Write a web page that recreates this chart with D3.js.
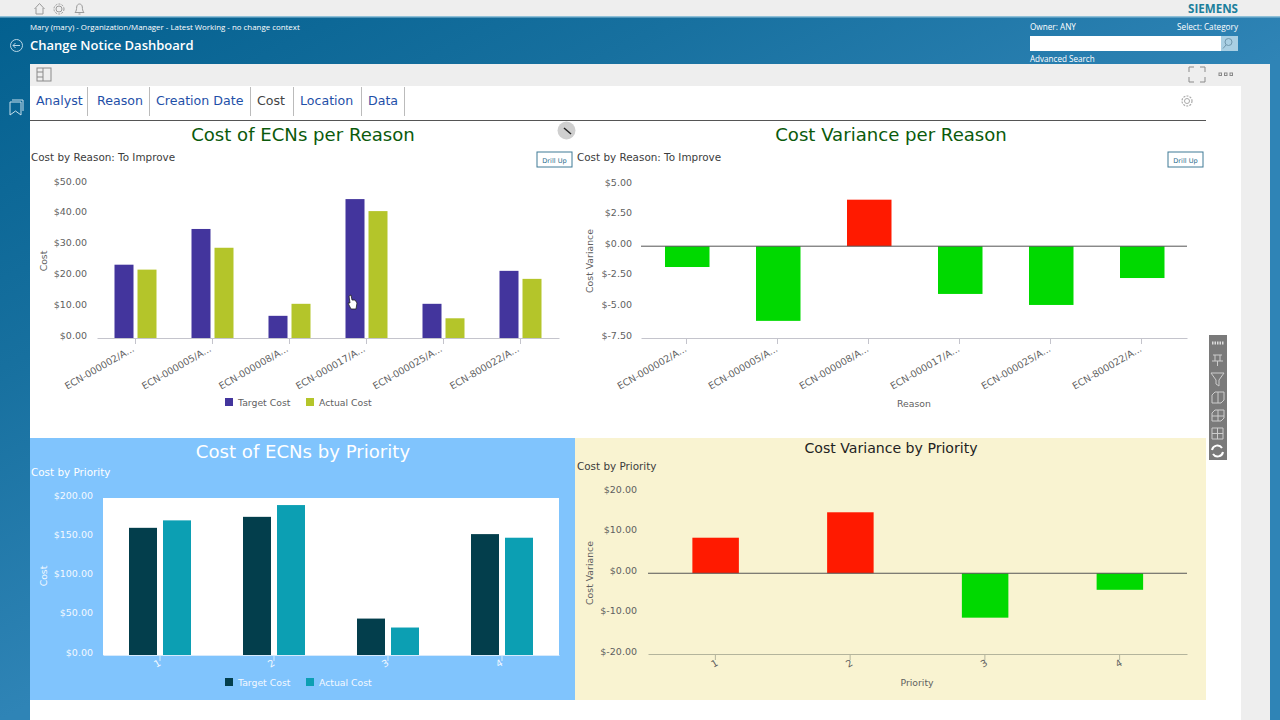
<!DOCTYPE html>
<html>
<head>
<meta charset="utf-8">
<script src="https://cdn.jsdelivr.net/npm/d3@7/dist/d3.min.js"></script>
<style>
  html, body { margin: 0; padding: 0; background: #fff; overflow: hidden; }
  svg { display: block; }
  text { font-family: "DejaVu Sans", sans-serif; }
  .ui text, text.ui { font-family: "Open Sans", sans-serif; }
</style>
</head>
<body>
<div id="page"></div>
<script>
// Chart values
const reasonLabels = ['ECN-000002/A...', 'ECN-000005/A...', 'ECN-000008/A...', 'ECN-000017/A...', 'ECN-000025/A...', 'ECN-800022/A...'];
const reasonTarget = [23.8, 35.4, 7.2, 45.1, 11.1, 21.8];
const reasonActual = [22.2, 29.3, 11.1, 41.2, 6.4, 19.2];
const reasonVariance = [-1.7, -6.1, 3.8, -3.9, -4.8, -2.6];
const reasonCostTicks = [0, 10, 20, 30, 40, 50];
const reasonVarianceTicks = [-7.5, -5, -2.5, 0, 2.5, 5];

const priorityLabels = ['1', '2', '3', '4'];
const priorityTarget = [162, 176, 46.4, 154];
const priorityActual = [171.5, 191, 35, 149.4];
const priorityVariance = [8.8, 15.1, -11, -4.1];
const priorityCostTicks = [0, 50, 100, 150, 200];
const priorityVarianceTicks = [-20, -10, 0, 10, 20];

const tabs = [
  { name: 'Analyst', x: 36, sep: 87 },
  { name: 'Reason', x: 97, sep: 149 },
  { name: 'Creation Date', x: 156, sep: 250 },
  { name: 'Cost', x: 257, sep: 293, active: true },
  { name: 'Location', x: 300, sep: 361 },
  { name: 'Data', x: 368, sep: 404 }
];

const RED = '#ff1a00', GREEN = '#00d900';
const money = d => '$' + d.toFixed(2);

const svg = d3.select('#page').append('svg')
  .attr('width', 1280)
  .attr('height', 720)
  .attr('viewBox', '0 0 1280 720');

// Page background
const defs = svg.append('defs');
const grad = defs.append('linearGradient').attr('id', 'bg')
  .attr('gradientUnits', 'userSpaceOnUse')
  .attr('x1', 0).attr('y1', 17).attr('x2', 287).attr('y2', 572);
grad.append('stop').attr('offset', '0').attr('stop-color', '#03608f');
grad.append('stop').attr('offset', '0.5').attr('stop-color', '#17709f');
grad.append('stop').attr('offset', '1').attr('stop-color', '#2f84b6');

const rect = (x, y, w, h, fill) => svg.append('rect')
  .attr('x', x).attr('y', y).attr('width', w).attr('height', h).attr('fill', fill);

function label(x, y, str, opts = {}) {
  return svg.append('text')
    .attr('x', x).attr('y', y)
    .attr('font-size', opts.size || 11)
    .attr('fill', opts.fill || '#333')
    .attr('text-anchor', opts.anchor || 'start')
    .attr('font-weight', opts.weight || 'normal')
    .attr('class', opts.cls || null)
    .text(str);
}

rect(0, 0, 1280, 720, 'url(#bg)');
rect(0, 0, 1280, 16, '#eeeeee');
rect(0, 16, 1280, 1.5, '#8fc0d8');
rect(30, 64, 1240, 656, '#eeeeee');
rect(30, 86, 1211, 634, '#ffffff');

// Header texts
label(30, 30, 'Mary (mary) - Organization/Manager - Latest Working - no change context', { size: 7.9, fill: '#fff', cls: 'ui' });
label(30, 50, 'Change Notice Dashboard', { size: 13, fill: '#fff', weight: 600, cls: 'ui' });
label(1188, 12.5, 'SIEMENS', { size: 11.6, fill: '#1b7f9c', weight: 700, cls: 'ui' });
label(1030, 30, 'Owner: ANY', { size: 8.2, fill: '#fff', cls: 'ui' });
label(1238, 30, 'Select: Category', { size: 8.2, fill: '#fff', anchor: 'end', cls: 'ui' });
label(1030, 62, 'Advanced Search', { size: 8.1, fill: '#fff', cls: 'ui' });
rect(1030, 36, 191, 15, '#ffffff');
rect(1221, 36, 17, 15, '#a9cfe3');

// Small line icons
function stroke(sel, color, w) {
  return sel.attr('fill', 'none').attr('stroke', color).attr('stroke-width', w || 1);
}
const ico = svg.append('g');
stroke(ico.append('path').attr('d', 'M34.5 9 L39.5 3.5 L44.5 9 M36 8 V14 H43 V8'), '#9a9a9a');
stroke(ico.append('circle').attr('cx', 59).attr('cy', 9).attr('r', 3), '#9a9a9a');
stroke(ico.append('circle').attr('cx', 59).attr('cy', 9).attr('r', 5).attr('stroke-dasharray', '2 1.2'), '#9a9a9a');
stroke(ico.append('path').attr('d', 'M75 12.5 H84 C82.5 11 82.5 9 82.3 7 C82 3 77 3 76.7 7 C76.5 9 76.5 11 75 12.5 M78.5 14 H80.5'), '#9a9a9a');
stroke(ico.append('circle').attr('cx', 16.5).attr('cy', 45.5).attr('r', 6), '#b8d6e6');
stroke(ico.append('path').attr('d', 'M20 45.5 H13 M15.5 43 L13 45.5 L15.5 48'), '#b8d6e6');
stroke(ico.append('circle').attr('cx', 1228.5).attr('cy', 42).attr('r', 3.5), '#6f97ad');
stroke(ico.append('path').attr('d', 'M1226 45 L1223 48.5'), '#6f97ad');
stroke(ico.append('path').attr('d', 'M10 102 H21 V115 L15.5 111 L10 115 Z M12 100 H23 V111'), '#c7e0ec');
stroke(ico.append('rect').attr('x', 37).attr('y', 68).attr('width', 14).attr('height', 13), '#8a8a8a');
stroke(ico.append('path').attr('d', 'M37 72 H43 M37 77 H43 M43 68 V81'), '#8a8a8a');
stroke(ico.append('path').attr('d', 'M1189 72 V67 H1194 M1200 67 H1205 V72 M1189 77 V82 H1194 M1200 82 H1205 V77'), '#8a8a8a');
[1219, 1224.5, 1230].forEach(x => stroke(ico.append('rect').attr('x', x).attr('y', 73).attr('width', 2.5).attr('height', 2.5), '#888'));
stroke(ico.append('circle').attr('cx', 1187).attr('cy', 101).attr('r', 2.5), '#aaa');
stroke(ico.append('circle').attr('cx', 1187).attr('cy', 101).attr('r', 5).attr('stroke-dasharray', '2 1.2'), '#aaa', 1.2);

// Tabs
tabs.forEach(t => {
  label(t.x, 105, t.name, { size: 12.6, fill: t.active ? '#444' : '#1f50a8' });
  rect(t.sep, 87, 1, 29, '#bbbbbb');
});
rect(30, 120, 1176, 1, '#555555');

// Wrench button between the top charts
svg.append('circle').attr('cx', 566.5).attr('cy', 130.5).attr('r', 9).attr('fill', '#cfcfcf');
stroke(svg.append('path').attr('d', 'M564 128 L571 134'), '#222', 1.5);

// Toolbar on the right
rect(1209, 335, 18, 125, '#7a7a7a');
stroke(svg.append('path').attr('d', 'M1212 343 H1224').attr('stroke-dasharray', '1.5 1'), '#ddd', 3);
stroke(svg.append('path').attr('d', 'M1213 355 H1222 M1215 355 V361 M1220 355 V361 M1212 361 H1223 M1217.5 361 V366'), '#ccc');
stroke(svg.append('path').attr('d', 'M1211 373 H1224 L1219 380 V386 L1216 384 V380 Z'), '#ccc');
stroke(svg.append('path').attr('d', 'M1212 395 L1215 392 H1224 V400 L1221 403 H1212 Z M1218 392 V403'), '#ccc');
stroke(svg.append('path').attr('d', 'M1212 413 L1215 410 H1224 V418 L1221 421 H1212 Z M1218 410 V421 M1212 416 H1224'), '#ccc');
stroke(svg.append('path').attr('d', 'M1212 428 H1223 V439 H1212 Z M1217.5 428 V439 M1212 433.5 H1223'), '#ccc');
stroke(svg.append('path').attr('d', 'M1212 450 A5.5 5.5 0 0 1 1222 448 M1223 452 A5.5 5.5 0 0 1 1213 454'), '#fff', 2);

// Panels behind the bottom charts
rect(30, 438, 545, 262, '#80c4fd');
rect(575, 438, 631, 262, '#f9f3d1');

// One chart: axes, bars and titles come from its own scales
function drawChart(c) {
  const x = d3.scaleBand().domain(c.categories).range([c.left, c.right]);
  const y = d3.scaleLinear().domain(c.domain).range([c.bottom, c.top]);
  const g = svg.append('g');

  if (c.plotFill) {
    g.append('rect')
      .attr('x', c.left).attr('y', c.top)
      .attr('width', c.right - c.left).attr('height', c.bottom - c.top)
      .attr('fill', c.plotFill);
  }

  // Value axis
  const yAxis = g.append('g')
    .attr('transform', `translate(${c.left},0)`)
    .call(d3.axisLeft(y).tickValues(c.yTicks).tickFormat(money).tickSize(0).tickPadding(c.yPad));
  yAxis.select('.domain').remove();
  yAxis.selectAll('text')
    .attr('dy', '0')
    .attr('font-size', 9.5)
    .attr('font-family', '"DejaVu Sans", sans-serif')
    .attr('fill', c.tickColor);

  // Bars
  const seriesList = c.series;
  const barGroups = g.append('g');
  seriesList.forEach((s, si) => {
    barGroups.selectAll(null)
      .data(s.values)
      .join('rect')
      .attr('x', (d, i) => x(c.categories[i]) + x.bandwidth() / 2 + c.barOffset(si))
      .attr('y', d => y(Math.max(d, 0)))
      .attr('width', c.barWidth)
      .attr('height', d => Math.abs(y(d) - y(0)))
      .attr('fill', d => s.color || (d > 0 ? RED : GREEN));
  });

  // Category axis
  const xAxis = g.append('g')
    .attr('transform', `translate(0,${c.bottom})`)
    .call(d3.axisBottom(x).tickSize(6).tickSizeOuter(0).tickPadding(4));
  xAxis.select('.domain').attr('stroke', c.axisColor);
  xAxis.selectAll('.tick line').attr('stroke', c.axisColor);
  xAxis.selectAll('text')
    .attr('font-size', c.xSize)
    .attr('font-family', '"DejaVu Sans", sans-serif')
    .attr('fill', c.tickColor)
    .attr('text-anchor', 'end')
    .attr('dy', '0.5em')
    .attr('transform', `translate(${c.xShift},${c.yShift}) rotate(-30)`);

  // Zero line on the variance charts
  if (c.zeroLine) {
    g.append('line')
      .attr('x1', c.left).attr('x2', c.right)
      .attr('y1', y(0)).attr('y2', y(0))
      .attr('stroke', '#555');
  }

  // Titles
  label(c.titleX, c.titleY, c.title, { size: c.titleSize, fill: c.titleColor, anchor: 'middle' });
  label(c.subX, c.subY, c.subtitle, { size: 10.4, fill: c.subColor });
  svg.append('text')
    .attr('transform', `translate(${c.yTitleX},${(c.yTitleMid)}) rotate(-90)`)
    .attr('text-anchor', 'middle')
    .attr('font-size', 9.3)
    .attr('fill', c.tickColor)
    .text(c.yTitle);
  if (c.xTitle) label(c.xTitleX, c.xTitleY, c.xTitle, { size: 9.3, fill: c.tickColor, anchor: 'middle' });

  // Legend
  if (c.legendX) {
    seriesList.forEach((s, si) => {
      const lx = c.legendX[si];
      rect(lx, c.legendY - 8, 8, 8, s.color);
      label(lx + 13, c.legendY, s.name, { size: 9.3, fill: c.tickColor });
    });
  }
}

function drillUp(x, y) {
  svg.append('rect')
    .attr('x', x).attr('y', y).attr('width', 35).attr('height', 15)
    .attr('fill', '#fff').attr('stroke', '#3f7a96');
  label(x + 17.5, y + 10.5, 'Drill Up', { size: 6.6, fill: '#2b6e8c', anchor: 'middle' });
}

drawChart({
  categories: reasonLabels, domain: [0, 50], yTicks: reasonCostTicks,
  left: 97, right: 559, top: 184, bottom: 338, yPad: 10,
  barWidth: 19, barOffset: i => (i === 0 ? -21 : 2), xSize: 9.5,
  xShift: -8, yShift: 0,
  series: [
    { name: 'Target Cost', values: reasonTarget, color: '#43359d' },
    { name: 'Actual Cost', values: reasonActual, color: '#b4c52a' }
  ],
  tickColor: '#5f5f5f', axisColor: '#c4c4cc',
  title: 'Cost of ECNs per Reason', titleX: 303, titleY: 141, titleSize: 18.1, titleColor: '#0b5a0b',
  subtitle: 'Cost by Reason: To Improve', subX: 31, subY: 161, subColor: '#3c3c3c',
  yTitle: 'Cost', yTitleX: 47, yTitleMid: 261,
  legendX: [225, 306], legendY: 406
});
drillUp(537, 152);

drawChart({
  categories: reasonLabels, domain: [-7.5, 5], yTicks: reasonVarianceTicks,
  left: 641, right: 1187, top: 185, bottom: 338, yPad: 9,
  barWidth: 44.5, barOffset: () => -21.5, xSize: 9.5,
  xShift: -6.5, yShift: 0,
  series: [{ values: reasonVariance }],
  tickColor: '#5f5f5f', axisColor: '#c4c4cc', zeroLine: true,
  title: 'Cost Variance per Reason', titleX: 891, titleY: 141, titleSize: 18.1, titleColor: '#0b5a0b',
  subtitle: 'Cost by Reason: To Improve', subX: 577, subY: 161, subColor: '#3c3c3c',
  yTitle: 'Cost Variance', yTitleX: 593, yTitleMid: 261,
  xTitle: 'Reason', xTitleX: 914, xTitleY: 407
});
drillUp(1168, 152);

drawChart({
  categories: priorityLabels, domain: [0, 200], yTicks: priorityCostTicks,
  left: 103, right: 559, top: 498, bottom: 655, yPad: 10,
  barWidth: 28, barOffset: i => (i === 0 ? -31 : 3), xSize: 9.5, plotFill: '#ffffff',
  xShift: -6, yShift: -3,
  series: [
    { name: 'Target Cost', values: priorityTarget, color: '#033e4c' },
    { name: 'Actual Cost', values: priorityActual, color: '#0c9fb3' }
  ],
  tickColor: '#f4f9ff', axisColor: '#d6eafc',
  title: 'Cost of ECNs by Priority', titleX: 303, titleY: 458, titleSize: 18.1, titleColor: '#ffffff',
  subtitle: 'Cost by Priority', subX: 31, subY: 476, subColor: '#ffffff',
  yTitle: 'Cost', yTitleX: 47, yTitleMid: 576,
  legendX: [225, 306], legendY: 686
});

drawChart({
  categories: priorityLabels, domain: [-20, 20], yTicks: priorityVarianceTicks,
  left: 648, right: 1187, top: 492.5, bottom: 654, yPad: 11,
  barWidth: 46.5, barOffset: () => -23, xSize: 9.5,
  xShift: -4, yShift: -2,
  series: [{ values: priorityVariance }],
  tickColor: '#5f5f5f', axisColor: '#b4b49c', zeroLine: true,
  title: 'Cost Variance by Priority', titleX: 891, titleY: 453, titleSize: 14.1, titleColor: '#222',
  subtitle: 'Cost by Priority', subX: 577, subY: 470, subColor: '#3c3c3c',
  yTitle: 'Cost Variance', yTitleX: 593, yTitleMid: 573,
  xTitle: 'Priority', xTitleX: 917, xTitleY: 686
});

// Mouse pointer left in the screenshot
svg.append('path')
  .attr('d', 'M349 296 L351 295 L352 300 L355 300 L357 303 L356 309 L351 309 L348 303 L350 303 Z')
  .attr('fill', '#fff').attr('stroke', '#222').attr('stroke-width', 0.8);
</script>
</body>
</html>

## What this task involves
Please quote the lines of the material, beginning with the first and ending with the one that contains "0 1280 720');", exactly as written and without any pictures.

## In response
Write a web page that recreates this chart with D3.js.
<!DOCTYPE html>
<html>
<head>
<meta charset="utf-8">
<script src="https://cdn.jsdelivr.net/npm/d3@7/dist/d3.min.js"></script>
<style>
  html, body { margin: 0; padding: 0; background: #fff; overflow: hidden; }
  svg { display: block; }
  text { font-family: "DejaVu Sans", sans-serif; }
  .ui text, text.ui { font-family: "Open Sans", sans-serif; }
</style>
</head>
<body>
<div id="page"></div>
<script>
// Chart values
const reasonLabels = ['ECN-000002/A...', 'ECN-000005/A...', 'ECN-000008/A...', 'ECN-000017/A...', 'ECN-000025/A...', 'ECN-800022/A...'];
const reasonTarget = [23.8, 35.4, 7.2, 45.1, 11.1, 21.8];
const reasonActual = [22.2, 29.3, 11.1, 41.2, 6.4, 19.2];
const reasonVariance = [-1.7, -6.1, 3.8, -3.9, -4.8, -2.6];
const reasonCostTicks = [0, 10, 20, 30, 40, 50];
const reasonVarianceTicks = [-7.5, -5, -2.5, 0, 2.5, 5];

const priorityLabels = ['1', '2', '3', '4'];
const priorityTarget = [162, 176, 46.4, 154];
const priorityActual = [171.5, 191, 35, 149.4];
const priorityVariance = [8.8, 15.1, -11, -4.1];
const priorityCostTicks = [0, 50, 100, 150, 200];
const priorityVarianceTicks = [-20, -10, 0, 10, 20];

const tabs = [
  { name: 'Analyst', x: 36, sep: 87 },
  { name: 'Reason', x: 97, sep: 149 },
  { name: 'Creation Date', x: 156, sep: 250 },
  { name: 'Cost', x: 257, sep: 293, active: true },
  { name: 'Location', x: 300, sep: 361 },
  { name: 'Data', x: 368, sep: 404 }
];

const RED = '#ff1a00', GREEN = '#00d900';
const money = d => '$' + d.toFixed(2);

const svg = d3.select('#page').append('svg')
  .attr('width', 1280)
  .attr('height', 720)
  .attr('viewBox', '0 0 1280 720');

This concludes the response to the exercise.